SEC. 79-12-95. Registration of foreign limited liability partnerships.
(1) Before transacting business in this state, a foreign limited liability partnership shall register with the Secretary of State. In order to register, a foreign limited liability partnership shall submit to the Secretary of State one (1) original certificate of registration as a foreign limited liability partnership, setting forth:
(a) The name of the foreign limited liability partnership and, if different, the name under which it proposes to register and transact business in this state;
(b) The state or other jurisdiction and the date of its organization;
(c) The name and street and mailing address of the registered agent for service of process on the foreign limited liability partnership which the foreign limited liability partnership has elected to appoint. Such agent must be either an individual resident of this state, a domestic business corporation or not-for-profit corporation, a foreign business corporation or not-for-profit corporation authorized to transact business in this state, a domestic limited liability company, a foreign limited liability company authorized to transact business in this state, a domestic limited liability partnership or a foreign limited liability partnership authorized to transact business in this state. Any registered agent so appointed may change its address or resign by filing a certificate to such effect with the Secretary of State, executed by the registered agent, and naming the foreign limited liability partnership or partnerships to which the certificate relates;
(d) A statement that the Secretary of State is appointed the registered agent of the foreign limited liability partnership for service of process if the registered agent has resigned, if the registered agent's authority has been revoked or if the registered agent cannot be found or served with the exercise of reasonable diligence;
(e) The address of the office required to be maintained in the state or jurisdiction of its organization by the laws of that state or jurisdiction or, if not so required, the address of the principal office of the foreign limited liability partnership;
(f) If the foreign limited liability partnership has a specific date of dissolution, the latest date upon which the foreign limited liability partnership is to dissolve;
(g) A statement to the effect that the partnership is a limited liability partnership; and
(h) Any other matters the foreign limited liability partnership determines to include.

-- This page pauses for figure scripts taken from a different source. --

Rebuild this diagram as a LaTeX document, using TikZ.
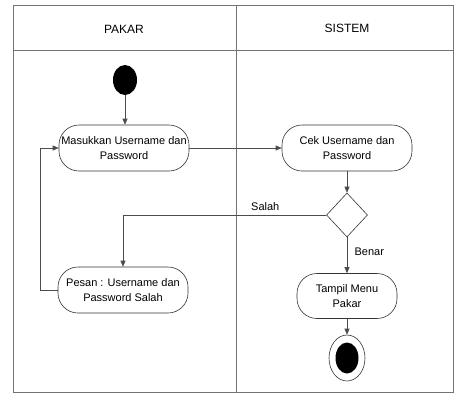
\documentclass[tikz,border=0pt]{standalone}
\usepackage{fontspec}
\setmainfont{Liberation Sans}
\usetikzlibrary{arrows.meta,shapes.geometric}
\begin{document}
\begin{tikzpicture}[x=1pt,y=-1pt,
  lane/.style={draw=black!55,line width=0.8pt},
  act/.style={draw=black!80,rounded corners=20pt,minimum width=130pt,minimum height=46pt,
    align=center,font=\fontsize{11}{15}\selectfont,inner sep=1pt,line width=0.6pt},
  flow/.style={draw=black!70,line width=0.6pt,-{Triangle[length=6pt,width=5pt]}},
  lbl/.style={font=\fontsize{11}{13}\selectfont},
  hdr/.style={font=\fontsize{12}{14}\selectfont}]
\useasboundingbox (0,0) rectangle (454,394);
\fill[white] (0,0) rectangle (454,394);
% swimlanes
\draw[lane] (13,5) rectangle (453,392);
\draw[lane] (13,50) -- (453,50);
\draw[lane] (236,5) -- (236,392);
\node[hdr] (h1) at (124,29) {PAKAR};
\node[hdr] (h2) at (347,28) {SISTEM};
% nodes
\node[ellipse,fill=black,minimum width=24pt,minimum height=30pt,inner sep=0pt] (start) at (125,80) {};
\node[act] (a1) at (124,148) {Masukkan Username dan\\Password};
\node[act] (a2) at (347,148) {Cek Username dan\\Password};
\node[diamond,draw=black!80,line width=0.6pt,minimum width=41pt,minimum height=44pt,inner sep=0pt] (d) at (347,215) {};
\node[act] (a3) at (123,290) {Pesan : Username dan\\Password Salah};
\node[act,minimum width=100pt,minimum height=45pt] (a4) at (347,296) {Tampil Menu\\Pakar};
\node[ellipse,draw=black!80,line width=0.6pt,minimum width=36pt,minimum height=46pt,inner sep=0pt] (endo) at (347,358) {};
\node[ellipse,fill=black,minimum width=23pt,minimum height=31pt,inner sep=0pt] (endi) at (347,358) {};
% connectors
\draw[flow] (start) -- (start |- a1.north);
\draw[flow] (a1) -- (a2);
\draw[flow] (a2) -- (d);
\draw[flow] (d.west) -| node[lbl,pos=0.15,above=1pt] {Salah} (a3.north);
\draw[flow] (d) -- node[lbl,pos=0.4,right=4pt] {Benar} (a4);
\draw[flow] (a4) -- (endo);
\coordinate (lp) at (40,290);
\draw[flow] (a3.west) -- (lp) |- (a1.west);
\end{tikzpicture}
\end{document}
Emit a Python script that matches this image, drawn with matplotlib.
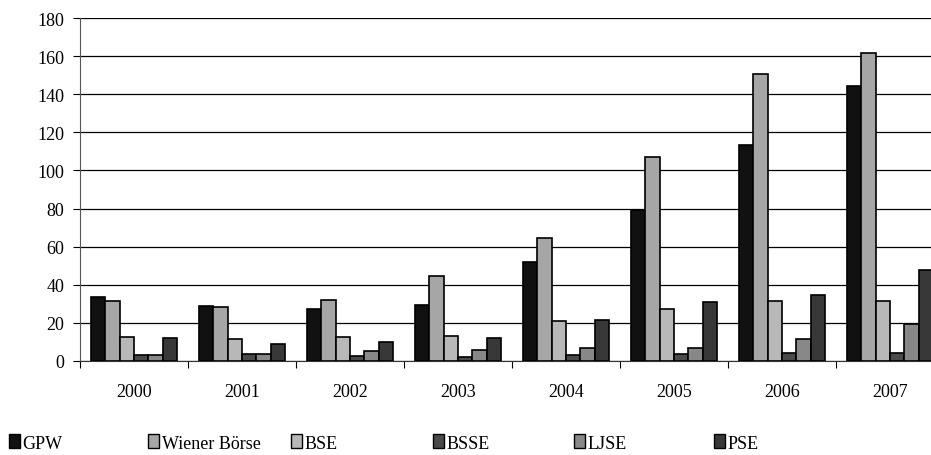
import matplotlib
matplotlib.use("Agg")
import matplotlib.pyplot as plt
import numpy as np
from matplotlib.patches import Patch

years = ["2000", "2001", "2002", "2003", "2004", "2005", "2006", "2007"]
series_names = ["GPW", "Wiener Börse", "BSE", "BSSE", "LJSE", "PSE"]
gpw    = [33.7, 28.8, 27.1, 29.4, 51.9, 79.5, 113.1, 144.4]
wiener = [31.6, 28.3, 32.1, 44.7, 64.5, 107.1, 150.8, 161.8]
bse    = [12.7, 11.5, 12.4, 13.1, 20.8, 27.4, 31.6, 31.5]
bsse   = [3.3, 3.8, 2.4, 2.1, 2.9, 3.7, 4.0, 4.4]
ljse   = [3.1, 3.7, 5.4, 5.6, 7.0, 6.6, 11.5, 19.6]
pse    = [12.1, 8.9, 9.8, 12.2, 21.7, 31.1, 34.8, 47.9]
colors = ["#111111", "#a6a6a6", "#b8b8b8", "#4a4a4a", "#888888", "#383838"]
yticks = [0, 20, 40, 60, 80, 100, 120, 140, 160, 180]

data = [gpw, wiener, bse, bsse, ljse, pse]

plt.rcParams['font.family'] = ['Liberation Serif', 'DejaVu Serif']

W, H = 931, 456
fig = plt.figure(figsize=(W / 100, H / 100), dpi=100)
ax = fig.add_axes([80 / W, (H - 362) / H, (944 - 80) / W, (362 - 19) / H])

n = len(data)
bw = 0.134
x = np.arange(len(years))
for i, (vals, c, name) in enumerate(zip(data, colors, series_names)):
    offs = (i - (n - 1) / 2) * bw
    ax.bar(x + offs, vals, width=bw, color=c, edgecolor="black", linewidth=1.2,
           label=name, zorder=3)

ax.set_xlim(-0.5, len(years) - 0.5)
ax.set_ylim(0, 180)
ax.set_yticks(yticks)
ax.yaxis.grid(True, color="black", linewidth=0.9, zorder=0)
ax.set_axisbelow(True)
ax.tick_params(axis="y", direction="out", length=5, width=0.8, labelsize=13, pad=6.5)

ax.set_xticks(np.arange(-0.5, len(years) + 0.5, 1.0))
ax.set_xticklabels([])
ax.set_xticks(x, minor=True)
ax.set_xticklabels(years, minor=True)
ax.tick_params(axis="x", which="major", direction="out", length=5, width=0.8)
ax.tick_params(axis="x", which="minor", length=0, labelsize=13, pad=15.5)

for s in ["top", "right"]:
    ax.spines[s].set_visible(False)
ax.spines["left"].set_color("#555555")
ax.spines["bottom"].set_color("#333333")

# legend entries, equally spaced along the bottom
xs = [9, 148, 291, 433, 574, 714]
for name, c, px in zip(series_names, colors, xs):
    h = Patch(facecolor=c, edgecolor="black", linewidth=1.0)
    fig.legend(handles=[h], labels=[name], loc="center left",
               bbox_to_anchor=(px / W, (H - 444) / H), frameon=False,
               fontsize=13, handlelength=0.6, handleheight=0.8,
               handletextpad=0.15, borderpad=0, borderaxespad=0)

fig.savefig("out.png", dpi=100)
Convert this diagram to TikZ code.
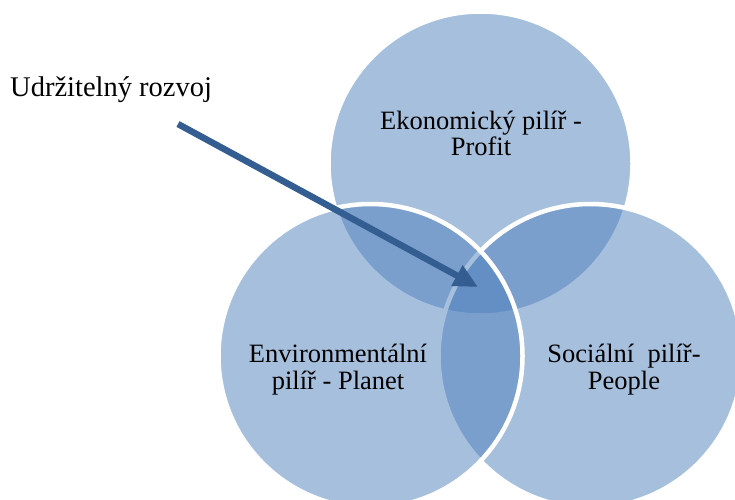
\documentclass[tikz,border=0pt]{standalone}
\usepackage{fontspec}
\setmainfont{Liberation Serif}
\usetikzlibrary{arrows.meta}
\definecolor{accentblue}{HTML}{4F81BD}
\definecolor{arrowblue}{HTML}{345D91}
\tikzset{
  venn/.style={fill=accentblue, fill opacity=0.5, draw=white, draw opacity=1, line width=4.5pt},
  circtext/.style={align=center, font=\fontsize{26.5}{26.5}\selectfont, inner sep=0pt, text=black},
  labeltext/.style={font=\fontsize{28.5}{30}\selectfont, inner sep=0pt, text=black},
  bigarrow/.style={draw=arrowblue, line width=6.5pt, -{Triangle[length=24pt, width=22pt]}}
}
\begin{document}
\begin{tikzpicture}[x=1pt, y=-1pt]
\clip (0,0) rectangle (735,499);
\fill[white] (0,0) rectangle (735,499);
\coordinate (ctop) at (480.5,163.5);
\coordinate (cright) at (590.5,356);
\coordinate (cleft) at (370.5,356);
\path[venn] (ctop) circle[radius=152pt];
\path[venn] (cright) circle[radius=152pt];
\path[venn] (cleft) circle[radius=152pt];
\node[circtext, anchor=base] (eko) at (481,155.5) {Ekonomický pilíř -\\Profit};
\node[circtext, anchor=base] (env) at (338,389) {Environmentální\\pilíř - Planet};
\node[circtext, anchor=base] (soc) at (624,389) {Sociální~~pilíř-\\People};
\node[labeltext, anchor=base west] (ur) at (10,96) {Udržitelný rozvoj};
\coordinate (astart) at (178,124);
\coordinate (atip) at (478,287);
\draw[bigarrow] (astart) -- (atip);
\end{tikzpicture}
\end{document}
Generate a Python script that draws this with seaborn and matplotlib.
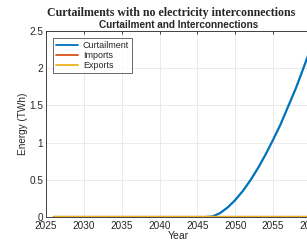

(2) The certificate of registration shall be executed by one or more partners authorized to execute the certificate.
(3) If the Secretary of State finds that a certificate of registration meets the requirements of this section and all requisite fees as provided in Section 79-12-111 of this chapter have been paid, he shall:
(a) Endorse on the original the word "Filed" and the month, day and year of the filing thereof;
(b) File in his office the original of the certificate; and
(c) Return a copy to the person who filed it or his representative.
(4) Registration is effective immediately upon the certificate of registration being filed or at any later time within ninety (90) days after the certificate is filed specified in the certificate, if, in either case, the certificate so filed substantially complies with the requirements of this chapter. Registration remains effective until it is voluntarily cancelled by filing with the Secretary of State a certificate of cancellation executed by one or more partners authorized to execute it and paying the fee set forth in Section 79-12-111. A foreign limited liability partnership shall cancel its registration upon completion of the winding up of its affairs and may cancel its registration upon it ceasing to transact business in this state. Cancellation revokes the authority of the registered agent for service of process designated pursuant to this section and operates as a consent that the Secretary of State may accept service of process on the foreign limited liability partnership with respect to causes of action arising out of the transaction of business in this state.
(5) The status of a partnership as a foreign limited liability partnership, and the liability of the partners thereof, shall not be affected by (a) errors in the information stated in a certificate under subsection (1) of this section, or (b) changes after the filing of the certificate in the information stated in the certificate.
(6) If any statement in the certificate of registration of a foreign limited liability partnership was false when made or any arrangements or other facts described therein change, making the certificate inaccurate in any respect, or if the foreign limited liability partnership shall desire to change its registered agent for service of process, the foreign limited liability partnership shall promptly file in the office of the Secretary of State a certificate of amendment, correcting or amending the certificate of registration, together with a fee as set forth in Section 79-12-111 of this chapter. A certificate of amendment shall be executed by one or more partners authorized to execute it. The failure to correct an inaccurate certificate or to amend a certificate shall not affect the liability of the partners of the foreign limited liability partnership.
(7) The Secretary of State may provide forms for the certificates described in this section.
(8) The fact that a certificate of registration of a foreign limited liability partnership is on file in the office of the Secretary of State is notice that the entity is a foreign limited liability partnership.